One Boston Marathon Suspect Dead, Brother on the Run

Boston is on lockdown as Boston Marathon bombing suspects Tamerlan Tsarnaev, 26, left, died overnight and his brother Dzhokhar A. Tsarnaev, 19, of Cambridge is thought to be on the run in Watertown, Mass. Courtesy/FBI

Staff report

A search is underway for the second Boston Marathon suspect, following the fatal shooting of a MIT campus police officer Thursday night.

The suspects involved in the Boston Marathon bombing were brothers from the Russian Caucasus who moved to Kazakhstan before coming to the United States several years ago, according to multiple news sources.

The dead brother is identified as Tamerlan Tsarnaev, 26. Reports indicate that he studied engineering at Bunker Hill Community College in Massachusetts and had taken off a year to train as a boxer.

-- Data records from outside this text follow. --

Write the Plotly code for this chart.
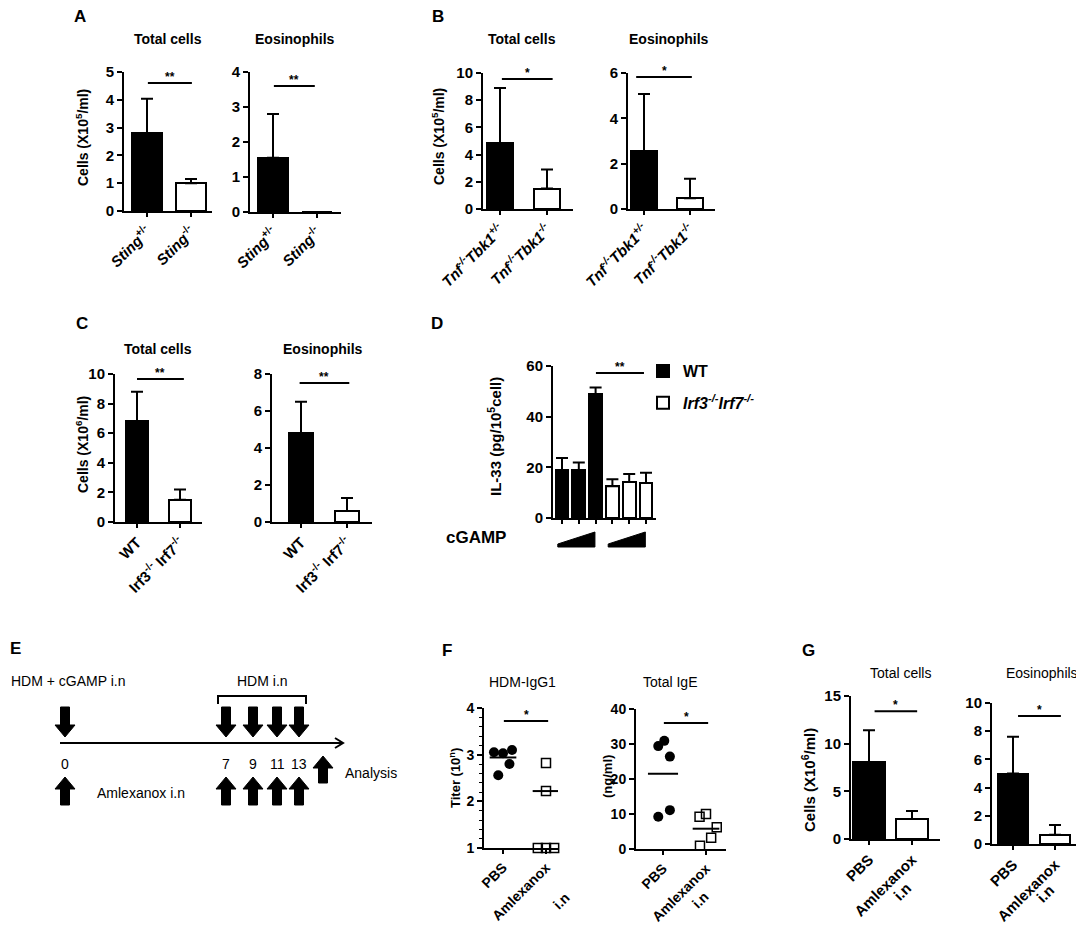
import plotly.graph_objects as go

# the page body has an 8px margin, so the figure is drawn 8px smaller and offset
OX, OY = 8, 8
W, H = 1084 - OX, 925 - OY
FONT = "Liberation Sans"

# ================ data ================
a_labels = ["<i>Sting</i><sup>+/-</sup>", "<i>Sting</i><sup>-/-</sup>"]
a_total = [2.8, 1.0]
a_total_sd = [1.24, 0.15]
a_eos = [1.55, 0.0]
a_eos_sd = [1.25, 0.0]

b_labels = ["<i>Tnf<sup>-/-</sup>Tbk1<sup>+/-</sup></i>", "<i>Tnf<sup>-/-</sup>Tbk1<sup>-/-</sup></i>"]
b_total = [4.85, 1.5]
b_total_sd = [4.05, 1.4]
b_eos = [2.55, 0.47]
b_eos_sd = [2.52, 0.86]

c_labels = ["WT", "Irf3<sup>-/-</sup> Irf7<sup>-/-</sup>"]
c_total = [6.8, 1.5]
c_total_sd = [2.0, 0.7]
c_eos = [4.8, 0.6]
c_eos_sd = [1.7, 0.7]

d_wt = [18.8, 18.9, 48.9]
d_wt_sd = [4.9, 3.0, 2.6]
d_ko = [12.5, 14.2, 13.8]
d_ko_sd = [2.8, 3.2, 4.1]

e_days = ["0", "7", "9", "11", "13"]

f_labels = ["PBS", "Amlexanox"]
f_igg1_pbs = [3.05, 3.03, 3.10, 2.80, 2.56]
f_igg1_aml = [2.82, 2.22, 1.0, 1.0, 1.0]
f_igg1_line = [2.94, 2.22]
f_ige_pbs = [29.4, 30.9, 26.4, 9.2, 11.1]
f_ige_aml = [9.2, 10.0, 6.2, 3.2, 0.9]
f_ige_line = [21.5, 5.8]

g_labels = ["PBS", "Amlexanox"]
g_total = [8.05, 2.1]
g_total_sd = [3.35, 0.85]
g_eos = [5.0, 0.65]
g_eos_sd = [2.6, 0.7]

# ================ layout helpers ================
def px(x):
    return (x - OX) / W

def py(y):
    return 1 - (y - OY) / H

# plot boxes (pixels): left, right, top, bottom, centre of 1st and 2nd category
boxes = {
    1: (124, 212, 72, 211, 147, 191),
    2: (250, 341, 72, 212, 273, 317),
    3: (483, 573, 73, 209, 500, 547),
    4: (628, 715, 73, 209, 644, 690),
    5: (115, 202, 374, 522, 137, 180),
    6: (272, 372, 374, 522, 301, 347),
    7: (553, 656, 366, 518, 562, 578.8),
    8: (484, 558, 708, 848, 503, 546),
    9: (636, 726, 709, 849, 663, 706),
    10: (851, 940, 696, 839, 869, 912),
    11: (992, 1082, 703, 844, 1013, 1055),
}

def sfx(n):
    return "" if n == 1 else str(n)

def tfont(size=13, bold=True):
    return dict(family=FONT, size=size, color="black", weight="bold" if bold else "normal")

fig = go.Figure()

def make_axes(n, yrange, dtick, ticktext=None, nticks=2, labels=True, fs=15):
    l, r, t, b, c0, c1 = boxes[n]
    u = c1 - c0
    s = sfx(n)
    fig.update_layout({
        "xaxis" + s: dict(domain=[px(l), px(r)], range=[-(c0 - l) / u, (r - c0) / u],
                          anchor="y" + s, tickvals=list(range(nticks)),
                          ticktext=ticktext, showticklabels=labels, tickangle=-45,
                          ticks="outside", ticklen=4, tickwidth=2, tickcolor="black",
                          showline=True, linewidth=2, linecolor="black",
                          showgrid=False, zeroline=False, automargin=False,
                          tickfont=tfont(fs)),
        "yaxis" + s: dict(domain=[py(b), py(t)], range=yrange, dtick=dtick,
                          anchor="x" + s, ticks="outside", ticklen=5, tickwidth=2,
                          tickcolor="black", showline=True, linewidth=2,
                          linecolor="black", showgrid=False, zeroline=False,
                          automargin=False, tickfont=tfont(fs)),
    })

def bars(n, vals, sd, width, color, x0=0, name=None, legend=False):
    s = sfx(n)
    fig.add_trace(go.Bar(
        x=[x0 + i for i in range(len(vals))], y=vals, width=width, name=name,
        marker=dict(color=color, line=dict(color="black", width=2)),
        error_y=dict(type="data", array=sd, arrayminus=[0] * len(sd), symmetric=False,
                     color="black", thickness=2, width=6),
        xaxis="x" + s, yaxis="y" + s, showlegend=legend, legendgroup=name))

def sig(n, x0, x1, y, stars):
    s = sfx(n)
    fig.add_shape(type="line", xref="x" + s, yref="y" + s, x0=x0, x1=x1, y0=y, y1=y,
                  line=dict(color="black", width=2))
    fig.add_annotation(xref="x" + s, yref="y" + s, x=(x0 + x1) / 2, y=y, text=stars,
                       showarrow=False, yanchor="bottom", yshift=-3, font=tfont(12))

def text(x, y, t, size=14, bold=True, angle=0, anchor="center"):
    fig.add_annotation(xref="paper", yref="paper", x=px(x), y=py(y), text=t,
                       showarrow=False, textangle=angle, xanchor=anchor, yanchor="middle",
                       font=tfont(size, bold))

# ================ A ================
make_axes(1, [0, 5], 1, a_labels)
bars(1, a_total, a_total_sd, 0.68, ["black", "white"])
sig(1, 0.02, 1.02, 4.6, "**")
make_axes(2, [0, 4], 1, a_labels)
bars(2, a_eos, a_eos_sd, 0.7, ["black", "white"])
sig(2, 0.02, 0.95, 3.6, "**")

# ================ B ================
make_axes(3, [0, 10], 2, b_labels)
bars(3, b_total, b_total_sd, 0.55, ["black", "white"])
sig(3, 0.04, 1.12, 9.56, "*")
make_axes(4, [0, 6], 2, b_labels)
bars(4, b_eos, b_eos_sd, 0.55, ["black", "white"])
sig(4, -0.17, 1.04, 5.82, "*")

# ================ C ================
make_axes(5, [0, 10], 2, c_labels)
bars(5, c_total, c_total_sd, 0.51, ["black", "white"])
sig(5, 0.0, 1.09, 9.66, "**")
make_axes(6, [0, 8], 2, c_labels)
bars(6, c_eos, c_eos_sd, 0.52, ["black", "white"])
sig(6, -0.03, 1.05, 7.51, "**")

# ================ D ================
make_axes(7, [0, 60], 20, None, nticks=6, labels=False)
bars(7, d_wt, d_wt_sd, 0.77, "black", 0, "<b>WT</b>", True)
bars(7, d_ko, d_ko_sd, 0.77, "white", 3, "<b><i>Irf3<sup>-/-</sup>Irf7<sup>-/-</sup></i></b>", True)
sig(7, 2.02, 4.88, 57.2, "**")
for i0 in (0, 3):
    # cGAMP dose wedge under each group
    fig.add_shape(type="path", xref="x7", yref="paper",
                  path=f"M {i0 - 0.25},{py(547)} L {i0 - 0.25},{py(544)} L {i0 + 1.96},{py(532)} "
                       f"L {i0 + 1.96},{py(547)} Z",
                  fillcolor="black", line=dict(color="black", width=1))
text(476, 537, "cGAMP", 17)

# ================ E ================
day_x = [65, 226, 253, 277, 299]

def block_arrow(xc, y_tail, y_tip, shaft=9, head=20, head_len=12):
    d = 1 if y_tip > y_tail else -1
    yn = y_tip - d * head_len
    pts = [(xc - shaft / 2, y_tail), (xc + shaft / 2, y_tail), (xc + shaft / 2, yn),
           (xc + head / 2, yn), (xc, y_tip), (xc - head / 2, yn), (xc - shaft / 2, yn)]
    path = "M " + " L ".join(f"{px(a)},{py(b)}" for a, b in pts) + " Z"
    fig.add_shape(type="path", xref="paper", yref="paper", path=path,
                  fillcolor="black", line=dict(color="black", width=1))

for i, dx in enumerate(day_x):
    block_arrow(dx, 707, 737)
    block_arrow(dx, 805, 777)
    text(dx, 764, e_days[i], 14, False)
block_arrow(323, 783, 756)
fig.add_shape(type="line", xref="paper", yref="paper", x0=px(60), x1=px(343),
              y0=py(743), y1=py(743), line=dict(color="black", width=2))
fig.add_shape(type="path", xref="paper", yref="paper",
              path=f"M {px(335)},{py(738)} L {px(343)},{py(743)} L {px(335)},{py(748)}",
              line=dict(color="black", width=2))
fig.add_shape(type="path", xref="paper", yref="paper",
              path=f"M {px(218)},{py(704)} L {px(218)},{py(696)} L {px(306)},{py(696)} L {px(306)},{py(704)}",
              line=dict(color="black", width=2))
text(9, 681, "HDM + cGAMP i.n", 14, False, anchor="left")
text(262, 681, "HDM i.n", 14, False)
text(343, 773, "Analysis", 14, False, anchor="left")
text(95, 793, "Amlexanox i.n", 14, False, anchor="left")

# ================ F ================
pbs_dx1 = [-0.21, 0.0, 0.21, 0.15, -0.11]
aml_dx1 = [0.0, 0.0, -0.19, 0.0, 0.19]
pbs_dx2 = [-0.11, 0.03, 0.16, -0.11, 0.16]
aml_dx2 = [-0.15, 0.0, 0.25, 0.12, -0.14]

def dots(n, pbs, aml, dxp, dxa, line_vals, hw):
    s = sfx(n)
    fig.add_trace(go.Scatter(x=[0 + d for d in dxp], y=pbs, mode="markers",
                             marker=dict(symbol="circle", size=10, color="black"),
                             xaxis="x" + s, yaxis="y" + s, showlegend=False, cliponaxis=False))
    fig.add_trace(go.Scatter(x=[1 + d for d in dxa], y=aml, mode="markers",
                             marker=dict(symbol="square-open", size=9, color="black",
                                         line=dict(width=1.5)),
                             xaxis="x" + s, yaxis="y" + s, showlegend=False, cliponaxis=False))
    for i, v in enumerate(line_vals):
        fig.add_trace(go.Scatter(x=[i - hw[i], i + hw[i]], y=[v, v], mode="lines",
                                 line=dict(color="black", width=2),
                                 xaxis="x" + s, yaxis="y" + s, showlegend=False))

make_axes(8, [1, 4], 1, f_labels, fs=14)
fig.update_layout(yaxis8=dict(minor=dict(dtick=0.2, ticks="outside", ticklen=3,
                                         tickwidth=1, tickcolor="black")))
dots(8, f_igg1_pbs, f_igg1_aml, pbs_dx1, aml_dx1, f_igg1_line, [0.31, 0.31])
sig(8, 0.02, 1.05, 3.72, "*")
make_axes(9, [0, 40], 10, f_labels, fs=14)
dots(9, f_ige_pbs, f_ige_aml, pbs_dx2, aml_dx2, f_ige_line, [0.35, 0.31])
sig(9, 0.02, 1.05, 36, "*")

# ================ G ================
make_axes(10, [0, 15], 5, g_labels)
bars(10, g_total, g_total_sd, 0.73, ["black", "white"])
sig(10, 0.13, 1.12, 13.4, "*")
make_axes(11, [0, 10], 2, g_labels)
bars(11, g_eos, g_eos_sd, 0.71, ["black", "white"])
sig(11, 0.12, 1.14, 9.08, "*")

# second line of the rotated "Amlexanox i.n" labels
for x, y, fs in [(561, 901, 14), (700, 900, 14), (902, 891, 15), (1045, 893, 15)]:
    text(x, y, "i.n", fs, angle=-45)

# ================ texts ================
for lab, x, y in [("A", 80, 17), ("B", 438, 17), ("C", 82, 323), ("D", 437, 323),
                  ("E", 15, 648), ("F", 447, 650), ("G", 808, 650)]:
    text(x, y, lab, 17)

text(168, 39, "Total cells", 14)
text(295, 39, "Eosinophils", 14)
text(522, 39, "Total cells", 14)
text(669, 39, "Eosinophils", 14)
text(158, 349, "Total cells", 14)
text(323, 349, "Eosinophils", 14)
text(522, 682, "HDM-IgG1", 14, False)
text(670, 682, "Total IgE", 14, False)
text(900, 673, "Total cells", 14, False)
text(1080, 673, "Eosinophils", 14, False, anchor="right")

text(82, 138, "Cells (X10<sup>5</sup>/ml)", 14, angle=-90)
text(438, 137, "Cells (X10<sup>5</sup>/ml)", 14, angle=-90)
text(82, 445, "Cells (X10<sup>6</sup>/ml)", 14, angle=-90)
text(494, 437, "IL-33 (pg/10<sup>5</sup>cell)", 15, angle=-90)
text(455, 778, "Titer (10<sup>n</sup>)", 13, angle=-90)
text(607, 777, "(ng/ml)", 13, angle=-90)
text(808, 780, "Cells (X10<sup>6</sup>/ml)", 15, angle=-90)

fig.update_layout(
    width=W, height=H, margin=dict(l=0, r=0, t=0, b=0),
    plot_bgcolor="white", paper_bgcolor="white",
    font=dict(family=FONT, color="black"),
    bargap=0, barmode="overlay",
    legend=dict(x=px(643), y=py(354), xanchor="left", yanchor="top",
                font=tfont(16), tracegroupgap=8, bgcolor="rgba(0,0,0,0)"),
)

fig.write_html("out.html")
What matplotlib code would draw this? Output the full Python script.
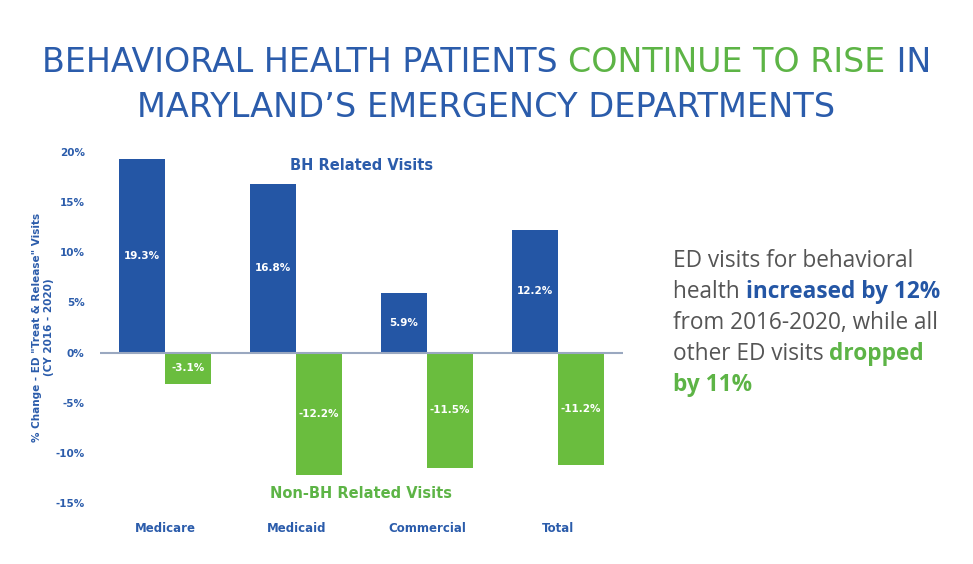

A posting on a social media site under his name included the comments: “I don’t have a single American friend. I don’t understand them.”

Tsarnaev was wounded overnight and taken to a hospital, where he died.

Officials confirmed early Friday morning that they are searching for the surviving bomb suspect who is identified as the brother of the dead man.

This morning authorities are searching in Watertown, Mass., for Dzhokhar A. Tsarnaev, 19, of Cambridge.

Boston Police Commissioner Ed Davis said at a post-4 a.m. press conference that authorities believe the 19-year-old “to be a man who’s come here to kill people. We need to get him in custody.”

Reports indicate that an MBTA Transit Police Officer was shot during the overnight manhunt through Cambridge and Watertown by two men.

Also, an MIT campus police officer was found shot in his vehicle in the area of Vassar and Main streets. He was shot multiple times. The officer was transported to Massachusetts General Hospital where he was pronounced dead.

An immediate investigation determined two men were involved in this shooting, reports state.

A short time later, police received reports of an armed carjacking by two men in the area of Third Street in Cambridge.

The victim was carjacked at gunpoint by two men and was kept in the car with the suspects for approximately a half hour. The victim was released at a gas station on Memorial Drive in Cambridge. He was not injured.

As police were pursuing the vehicle into Watertown, explosive devices were reportedly thrown from the car by the suspects. The suspects and police also exchanged gunfire on streets in Watertown.

Authorities have locked down the City of Boston under the concern that the survivng brother has explosives.